JOINT BASE SAN ANTONIO-LACKLAND, Texas. —
For the first time in history, Joint Base San Antonio-Lackland Gold Star parents, Marcy and Wayne Voss, received gold star base access ID cards March 14. As part of an Air Force initiative, Gold Star families are granted unescorted access to Air Force installations to attend base events and continue to receive services from the Military and Family Readiness Center for immediate and long-term emotional support.
“The Air Force reached out to us with this wonderful initiative,” said Marcy Voss. “There are plenty of opportunities for Gold Star families at JBSA.”
Although this access will not authorize holders to use recreational facilities, commissaries or base exchanges, it does permit them to receive care through the Air Force Families Forever program. This platform provides military survivor seminars, grief camps for young survivors, peer mentors and casualty care assistance to anyone suffering the death of a loved one who served in the military.

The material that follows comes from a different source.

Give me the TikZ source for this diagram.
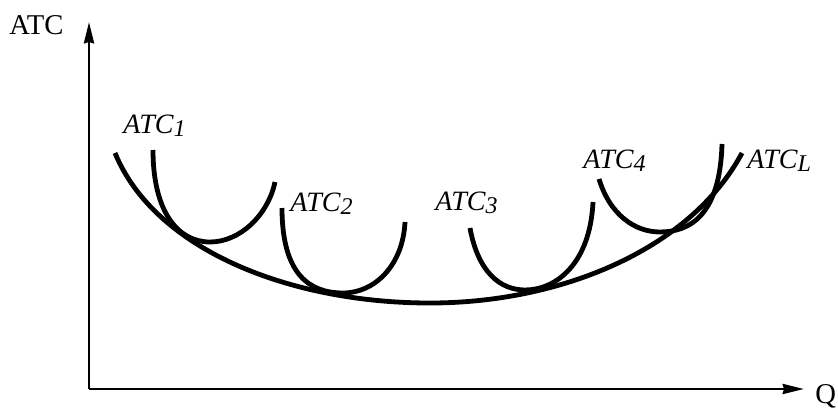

The Voss family suffered this loss when a KC-135 Stratotanker piloted by their son, Capt. Mark “Tyler” Voss, crashed over Kyrgyzstan May 3, 2013.
“When Tyler was a young child he knew he wanted to fly,” said Marcy Voss. “When he was in middle school he set his goal to join the Air Force and go to the Academy so he could fly and that’s just what he did.”
Tyler graduated from the Air Force Academy in 2008 with a degree in aeronautical engineering. His mother said he loved to fly and his favorite part of serving was the camaraderie within his unit.
While Tyler was flying in Kyrgyzstan, his family became aware of a KC-135 Stratotanker crash in the same area.
“We thought it wasn’t him because we saw on the internet the plane wasn’t from his base,” said Marcy Voss. “But one day when I came home there was a Chaplain and an officer here that told us it was him; sometimes they fly whichever plane is ready to go, not necessarily one from their base.”
The Vosses immediately notified the rest of their family and their pastor came to stay with them said Marcy Voss.
“Our family and the community really supported us,” said the Gold Star mother. “They walked alongside me and listened to my story. The presence of people was very important to me, people conveying their love just by showing up.”
While the love and support started the healing process, the most important part of moving on is continuing Tyler’s service by serving others said Marcy Voss.
“We’ve had a lot of opportunities for service missions with other Gold Star families,” said Marcy Voss. “We’ve built houses in Guatemala and have been to Alaska to do some repair jobs on veterans homes.”
For their part, Tyler’s two siblings both continue their brother’s service by serving in the Air Force. His brother, Forrest, enlisted in the Air Force after graduating from Texas A&M University while his sister Morgan became a commissioned officer after participating in the Reserve Officers’ Training Corps at Massachusetts Institute of Technology.
“We’re very blessed and proud that our other children are continuing Tyler’s service in the Air Force,” said Marcy Voss. “Not only is it a Gold Star families mission, it’s also an important part of the healing process.
“Things never go back to normal after you lose a child, but we’re finding a new normal through service.”